TAXI BLUES (Pavel Lungin, 1990)

Russian writer-director Pavel Lungin’s raw, rollicking Taksi-Blyuz opens by delightfully reversing our expectation. The screen is black, credits roll, and we hear what could be artillery fire; but when the film proper begins on a Moscow night, the sound of war turns out to be fireworks. Presciently, Lungin might be imagining a candle flaring at its brightest just prior to its burning out, because the Soviet Union, Gorbachev’s land of perestroika, will shortly be extinct.
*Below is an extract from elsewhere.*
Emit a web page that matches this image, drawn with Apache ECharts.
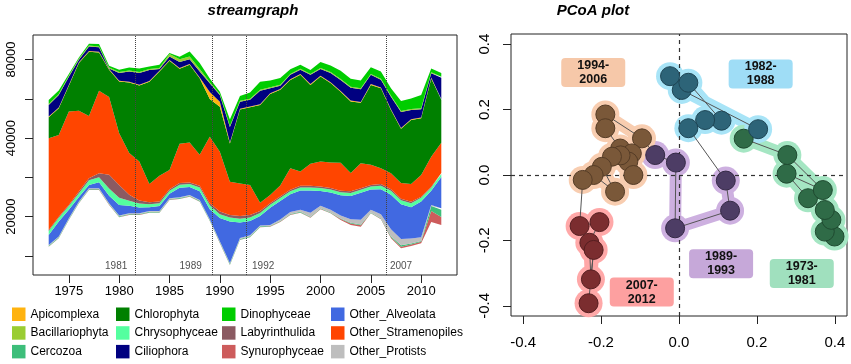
<!DOCTYPE html>
<html lang="en">
<head>
    <meta charset="UTF-8" />
    <title>streamgraph / PCoA plot</title>
    <script src="https://cdn.jsdelivr.net/npm/echarts@6/dist/echarts.min.js"></script>
</head>
<body style="margin: 0; background: #fff">
    <div id="chart" style="width: 851px; height: 364px"></div>
    <script>
        // ---- streamgraph data (1973-2012) ----
        var years = [1973, 1974, 1975, 1976, 1977, 1978, 1979, 1980, 1981, 1982,
            1983, 1984, 1985, 1986, 1987, 1988, 1989, 1990, 1991, 1992,
            1993, 1994, 1995, 1996, 1997, 1998, 1999, 2000, 2001, 2002,
            2003, 2004, 2005, 2006, 2007, 2008, 2009, 2010, 2011, 2012]

        // offset under the stream (not drawn)
        var baseline = [4700, 9000, 18300, 26800, 33600, 33600, 26000, 19700, 20900, 20900,
            22000, 22000, 28500, 29000, 30200, 27600, 17800, 6500, -4600, 8100,
            9500, 14600, 14900, 17300, 20900, 22000, 19500, 23800, 21700, 18300,
            15800, 14900, 21700, 18700, 9000, 3900, 5100, 6500, 17300, 15800]

        var synurophyceae = [200, 200, 200, 200, 200, 200, 200, 200, 200, 200,
            200, 200, 200, 200, 200, 200, 200, 200, 200, 200,
            200, 200, 200, 200, 200, 200, 200, 200, 200, 500,
            800, 800, 200, 200, 500, 800, 800, 800, 5600, 4100]
        var cercozoa = [300, 300, 300, 300, 300, 300, 300, 300, 300, 300,
            300, 300, 300, 300, 300, 300, 300, 400, 400, 400,
            400, 300, 300, 300, 300, 300, 300, 300, 300, 300,
            300, 300, 300, 300, 500, 800, 500, 300, 2500, 3600]
        var otherProtists = [400, 400, 400, 400, 400, 400, 400, 400, 400, 400,
            400, 400, 400, 400, 400, 400, 400, 400, 400, 400,
            400, 400, 400, 800, 1000, 1000, 2000, 1300, 1300, 1500,
            1800, 2500, 1300, 2000, 3600, 3100, 2500, 2000, 500, 800]
        var otherAlveolata = [5100, 7600, 4300, 2300, 1600, 3100, 3800, 5400, 3800, 2900,
            1900, 2500, 2300, 4900, 4000, 4400, 5100, 11800, 21200, 7900,
            7300, 4900, 8800, 9400, 9000, 9900, 11400, 7500, 8800, 10300,
            11900, 13700, 10400, 12800, 17600, 17800, 15900, 18100, 7300, 15900]
        var chrysophyceae = [2000, 2000, 2000, 2000, 2500, 2500, 3600, 3600, 2500, 2000,
            1500, 1500, 1500, 1500, 1500, 2000, 2000, 2000, 2000, 2000,
            1800, 1500, 1500, 1500, 1500, 1500, 1500, 1500, 1500, 1500,
            1500, 1500, 1500, 1800, 2000, 2000, 2000, 2000, 1500, 1500]
        var labyrinthulida = [500, 500, 500, 800, 1000, 2000, 7100, 6600, 3100, 1500,
            1000, 800, 800, 800, 800, 800, 1000, 1300, 1300, 1300,
            1300, 1000, 800, 800, 800, 800, 800, 800, 800, 800,
            800, 800, 800, 800, 800, 800, 800, 500, 500, 500]
        var otherStramenopiles = [46700, 41600, 47500, 41100, 31700, 42000, 39500, 26300, 21200, 19900,
            9300, 13100, 9800, 20000, 20400, 15800, 33900, 30500, 16900, 16600,
            15300, 4200, 4200, 5600, 11000, 7300, 11200, 12700, 13000, 14300,
            9400, 12700, 10200, 8100, 8100, 7900, 9000, 11000, 15300, 15400]
        var chlorophyta = [10700, 13600, 13100, 24300, 32700, 19500, 13900, 26300, 35900, 38700,
            52100, 53100, 55600, 38200, 39500, 39000, 19200, 22900, 19500, 37700,
            39500, 49700, 51400, 48700, 44900, 49200, 40200, 43300, 40400, 36100,
            36400, 30800, 40700, 40700, 32200, 27700, 32600, 28900, 39900, 21900]
        var apicomplexa = [400, 400, 400, 400, 400, 400, 400, 400, 400, 400,
            400, 400, 400, 400, 400, 400, 3600, 2500, 500, 400,
            400, 400, 400, 400, 400, 400, 400, 400, 400, 400,
            400, 400, 400, 400, 400, 400, 400, 400, 400, 400]
        var ciliophora = [5900, 6400, 4200, 1300, 2200, 2200, 300, 3900, 5200, 6000,
            5600, 900, 1700, 3100, 2500, 3000, 4400, 3400, 7900, 3500,
            3400, 6900, 2500, 1700, 2200, 2200, 4700, 3400, 4700, 5600,
            6500, 6500, 4700, 3900, 6400, 8100, 4700, 4200, 2200, 10800]
        var bacillariophyta = [500, 500, 500, 500, 500, 500, 500, 500, 500, 500,
            500, 500, 1300, 1300, 1300, 1300, 500, 500, 500, 500,
            500, 500, 500, 500, 500, 500, 500, 500, 500, 500,
            500, 500, 500, 500, 500, 500, 500, 500, 500, 500]
        var dinophyceae = [2000, 1700, 1000, 700, 900, 1200, 800, 1200, 1500, 1700,
            1200, 1700, 500, 1300, 2600, 3000, 2000, 1200, 3300, 2400,
            3200, 4100, 3400, 3400, 2400, 2000, 2000, 3100, 3400, 4200,
            4100, 3900, 3400, 3700, 3800, 5100, 5400, 6800, 2000, 1900]

        var xTicks = [1975, 1980, 1985, 1990, 1995, 2000, 2005, 2010]
        var yTickValues = [0, 20000, 40000, 60000, 80000, 100000]
        var yTickLabels = ['', '20000', '', '40000', '', '80000']

        var eventYears = [1981.6, 1989.2, 1992.6, 2006.5]
        var eventLabels = ['1981', '1989', '1992', '2007']

        // ---- PCoA data ----
        var periods = ['1973-1981', '1982-1988', '1989-1993', '1994-2006', '2007-2012']
        var pcoa1973 = [[0.399, -0.188], [0.374, -0.173], [0.391, -0.137], [0.374, -0.107], [0.331, -0.071],
            [0.276, 0.004], [0.369, -0.046], [0.278, 0.061], [0.166, 0.111]]
        var pcoa1982 = [[0.203, 0.140], [0.007, 0.260], [-0.023, 0.302], [0.024, 0.282], [0.109, 0.166],
            [0.067, 0.168], [0.024, 0.143]]
        var pcoa1989 = [[0.120, -0.017], [0.131, -0.109], [-0.010, -0.163], [-0.008, 0.038], [-0.061, 0.061]]
        var pcoa1994 = [[-0.095, 0.112], [-0.189, 0.185], [-0.189, 0.143], [-0.151, 0.081], [-0.121, 0.066],
            [-0.130, 0.041], [-0.117, 0.000], [-0.150, 0.060], [-0.172, 0.056], [-0.198, 0.025],
            [-0.164, -0.051], [-0.219, 0.000], [-0.247, -0.015]]
        var pcoa2007 = [[-0.255, -0.156], [-0.204, -0.144], [-0.230, -0.207], [-0.226, -0.319], [-0.219, -0.229],
            [-0.232, -0.392]]
        var periodLabelPos = [[0.315, -0.301], [0.2095, 0.309], [0.108, -0.271], [-0.220, 0.313], [-0.0955, -0.358]]
        var pcoaTicks = [-0.4, -0.2, 0, 0.2, 0.4]

        var font = 'Liberation Sans'

        // stream layers, bottom to top
        var layers = [
            ['Synurophyceae', synurophyceae, '#CD5C5C'],
            ['Cercozoa', cercozoa, '#3DBE7A'],
            ['Other_Protists', otherProtists, '#BEBEBE'],
            ['Other_Alveolata', otherAlveolata, '#4169E1'],
            ['Chrysophyceae', chrysophyceae, '#54FF9F'],
            ['Labyrinthulida', labyrinthulida, '#8B5A62'],
            ['Other_Stramenopiles', otherStramenopiles, '#FF4500'],
            ['Chlorophyta', chlorophyta, '#008000'],
            ['Apicomplexa', apicomplexa, '#FFB30F'],
            ['Ciliophora', ciliophora, '#000080'],
            ['Bacillariophyta', bacillariophyta, '#9ACD32'],
            ['Dinophyceae', dinophyceae, '#00CD00']
        ]

        // stream is drawn on a hidden category axis spanning 1973..2012
        function streamSeries(name, values, color, opacity) {
            return {
                type: 'line', name: name, stack: 'stream', stackStrategy: 'all',
                xAxisIndex: 2, yAxisIndex: 2, data: values,
                symbol: 'none', color: color, silent: true,
                lineStyle: { width: 0 },
                areaStyle: { color: color, opacity: opacity },
                emphasis: { disabled: true }
            }
        }

        var series = [streamSeries('baseline', baseline, '#fff', 0)]
        layers.forEach(function (l) { series.push(streamSeries(l[0], l[1], l[2], 1)) })

        // event lines and their year labels
        var eventSide = ['left', 'left', 'right', 'right']
        var eventGap = [8, 10, 6, 4]
        series.push({
            type: 'scatter', xAxisIndex: 0, yAxisIndex: 0, symbolSize: 0, silent: true, z: 4,
            data: eventYears.map(function (x, i) {
                return { value: [x, -5400], label: { position: eventSide[i], distance: eventGap[i] } }
            }),
            label: {
                show: true, fontSize: 10, color: '#222', fontFamily: font,
                formatter: function (p) { return eventLabels[p.dataIndex] }
            },
            markLine: {
                symbol: ['none', 'none'], silent: true, label: { show: false },
                lineStyle: { color: '#444', type: 'dotted', width: 1 },
                data: eventYears.map(function (x) { return { xAxis: x } })
            }
        })

        // PCoA
        var groups = [pcoa1973, pcoa1982, pcoa1989, pcoa1994, pcoa2007]
        var pointColors = ['#2F6B47', '#2D6478', '#4D3D65', '#7A5839', '#7B2D2F']
        var pointBorders = ['#1F4A30', '#1E4555', '#342945', '#553C26', '#551E20']
        var haloColors = ['#A5E6C3', '#A8E4F7', '#CDB0E0', '#F8CDB0', '#FFA8A8']
        var boxColors = ['#A0E0BE', '#9FDDF6', '#C6A8D9', '#F6C8A9', '#FDA0A0']

        groups.forEach(function (g, i) {
            series.push({
                type: 'line', xAxisIndex: 1, yAxisIndex: 1, data: g, silent: true, z: 1,
                symbol: 'circle', symbolSize: 28, showSymbol: true,
                itemStyle: { color: haloColors[i] },
                lineStyle: { color: haloColors[i], width: 12, cap: 'round', join: 'round' },
                emphasis: { disabled: true }
            })
        })

        var allPoints = [].concat(pcoa1973, pcoa1982, pcoa1989, pcoa1994, pcoa2007)
        series.push({
            type: 'line', xAxisIndex: 1, yAxisIndex: 1, data: allPoints, silent: true, z: 3,
            symbol: 'none', lineStyle: { color: '#555', width: 1 },
            markLine: {
                symbol: ['none', 'none'], silent: true, label: { show: false },
                lineStyle: { color: '#333', type: [4, 4], width: 1.2 },
                data: [{ xAxis: 0 }, { yAxis: 0 }]
            }
        })

        groups.forEach(function (g, i) {
            series.push({
                type: 'scatter', xAxisIndex: 1, yAxisIndex: 1, data: g, silent: true, z: 5,
                symbolSize: 19,
                itemStyle: { color: pointColors[i], borderColor: pointBorders[i], borderWidth: 1, opacity: 1 }
            })
        })

        // period boxes: rectangles with small rounded corners
        series.push({
            type: 'scatter', xAxisIndex: 1, yAxisIndex: 1, silent: true, z: 6,
            symbol: 'path://M4,0 H60 Q64,0 64,4 V25 Q64,29 60,29 H4 Q0,29 0,25 V4 Q0,0 4,0 Z',
            symbolSize: [64, 29], symbolKeepAspect: false,
            data: periodLabelPos.map(function (p, i) {
                return { value: p, itemStyle: { color: boxColors[i], opacity: 1 } }
            }),
            label: {
                show: true, position: 'inside', color: '#111', fontSize: 12.5, fontWeight: 'bold',
                fontFamily: font, lineHeight: 14,
                formatter: function (p) { return periods[p.dataIndex].replace('-', '-\n') }
            }
        })

        function legendCol(left, names) {
            return {
                data: names, left: left, top: 307.5, orient: 'vertical', padding: 0,
                itemWidth: 13.5, itemHeight: 13.5, itemGap: 5.2, icon: 'rect', selectedMode: false,
                textStyle: { fontSize: 12, color: '#000', fontFamily: font }
            }
        }

        var hiddenAxis = { show: false, axisLine: { show: false }, axisTick: { show: false }, axisLabel: { show: false }, splitLine: { show: false } }

        var chart = echarts.init(document.getElementById('chart'))
        var option = {
            animation: false,
            backgroundColor: '#fff',
            graphic: [
                { type: 'text', x: 253, y: 11, style: { text: 'streamgraph', align: 'center', verticalAlign: 'middle', font: 'italic bold 15px ' + font, fill: '#000' } },
                { type: 'text', x: 593, y: 11, style: { text: 'PCoA plot', align: 'center', verticalAlign: 'middle', font: 'italic bold 15px ' + font, fill: '#000' } }
            ],
            legend: [
                legendCol(12, ['Apicomplexa', 'Bacillariophyta', 'Cercozoa']),
                legendCol(116, ['Chlorophyta', 'Chrysophyceae', 'Ciliophora']),
                legendCol(222, ['Dinophyceae', 'Labyrinthulida', 'Synurophyceae']),
                legendCol(331, ['Other_Alveolata', 'Other_Stramenopiles', 'Other_Protists'])
            ],
            grid: [
                { left: 33, top: 35, width: 424, height: 240, show: true, borderColor: '#222', borderWidth: 1, backgroundColor: 'transparent', z: 5 },
                { left: 511, top: 34, width: 336, height: 282, show: true, borderColor: '#222', borderWidth: 1, backgroundColor: 'transparent' },
                // 1973 and 2012 sit 1.56 years inside the box edges
                { left: 48.7, top: 35, width: 392.6, height: 240, show: false }
            ],
            xAxis: [
                {
                    type: 'value', gridIndex: 0, min: 1971.44, max: 2013.56,
                    axisLine: { show: false, onZero: false }, splitLine: { show: false },
                    axisTick: { show: true, customValues: xTicks, length: 8, lineStyle: { color: '#222' } },
                    axisLabel: {
                        customValues: xTicks, fontSize: 13, color: '#000', fontFamily: font, margin: 10,
                        formatter: function (v) { return String(v) }
                    }
                },
                {
                    type: 'value', gridIndex: 1, min: -0.431, max: 0.431,
                    axisLine: { show: false, onZero: false }, splitLine: { show: false },
                    axisTick: { show: true, customValues: pcoaTicks, length: 8, lineStyle: { color: '#222' } },
                    axisLabel: {
                        customValues: pcoaTicks, fontSize: 15, color: '#000', fontFamily: font, margin: 19,
                        formatter: function (v) { return v.toFixed(1) }
                    }
                },
                Object.assign({ type: 'category', gridIndex: 2, data: years, boundaryGap: false }, hiddenAxis)
            ],
            yAxis: [
                {
                    type: 'value', gridIndex: 0, min: -9670, max: 112490,
                    axisLine: { show: false, onZero: false }, splitLine: { show: false },
                    axisTick: { show: true, customValues: yTickValues, length: 8, lineStyle: { color: '#222' } },
                    axisLabel: {
                        customValues: yTickValues, rotate: 90, fontSize: 13, color: '#000', fontFamily: font, margin: 15,
                        formatter: function (v) { return yTickLabels[yTickValues.indexOf(v)] }
                    }
                },
                {
                    type: 'value', gridIndex: 1, min: -0.431, max: 0.431,
                    axisLine: { show: false, onZero: false }, splitLine: { show: false },
                    axisTick: { show: true, customValues: pcoaTicks, length: 8, lineStyle: { color: '#222' } },
                    axisLabel: {
                        customValues: pcoaTicks, rotate: 90, fontSize: 15, color: '#000', fontFamily: font, margin: 19,
                        formatter: function (v) { return v.toFixed(1) }
                    }
                },
                Object.assign({ type: 'value', gridIndex: 2, min: -9670, max: 112490 }, hiddenAxis)
            ],
            series: series
        }
        chart.setOption(option)
    </script>
</body>
</html>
     When a society shifts as radically as Russia did under Gorbachev, people have to adjust. Taxi-cab driver Ivan Chlykov, dour and no-nonsense, finds the new freedoms frivolous and keeps to his routines of hard work and working out. Saxophonist Alexei Lyosha, one of Ivan’s customers, is as unbridled, as bohemian, as Ivan is disciplined and straight. Alexei is also (like Lungin) Jewish, while Ivan is anti-Semitic, at times fascistic. We have here an odd couple. When Alexei stiffs Ivan for the fare, Ivan confiscates Alexei’s saxophone—an example of the brutishly punitive old way of thinking. Without his horn, Alexei must cancel a concert date, leaving him even more financially strapped. Ivan wants his money; even more, he wants to get even. Nevertheless, an unlikely bond of sorts develops between the two Russians. But Ivan sees himself very much in the driver’s seat, so to speak; he finds himself at a loss, therefore, when Alexei leaves on an American concert tour and comes home a celebrity. However, Alexei’s financial debt will continue as long as he lives.
     One keeps going back to that opening: a cab’s-eye view of Moscow streets finds the cabbie’s vehicle erotically penetrating a dazzlingly lit-up woman amidst bluesy jazz on the soundtrack, but Ivan only thinks about how to get from point A to point B.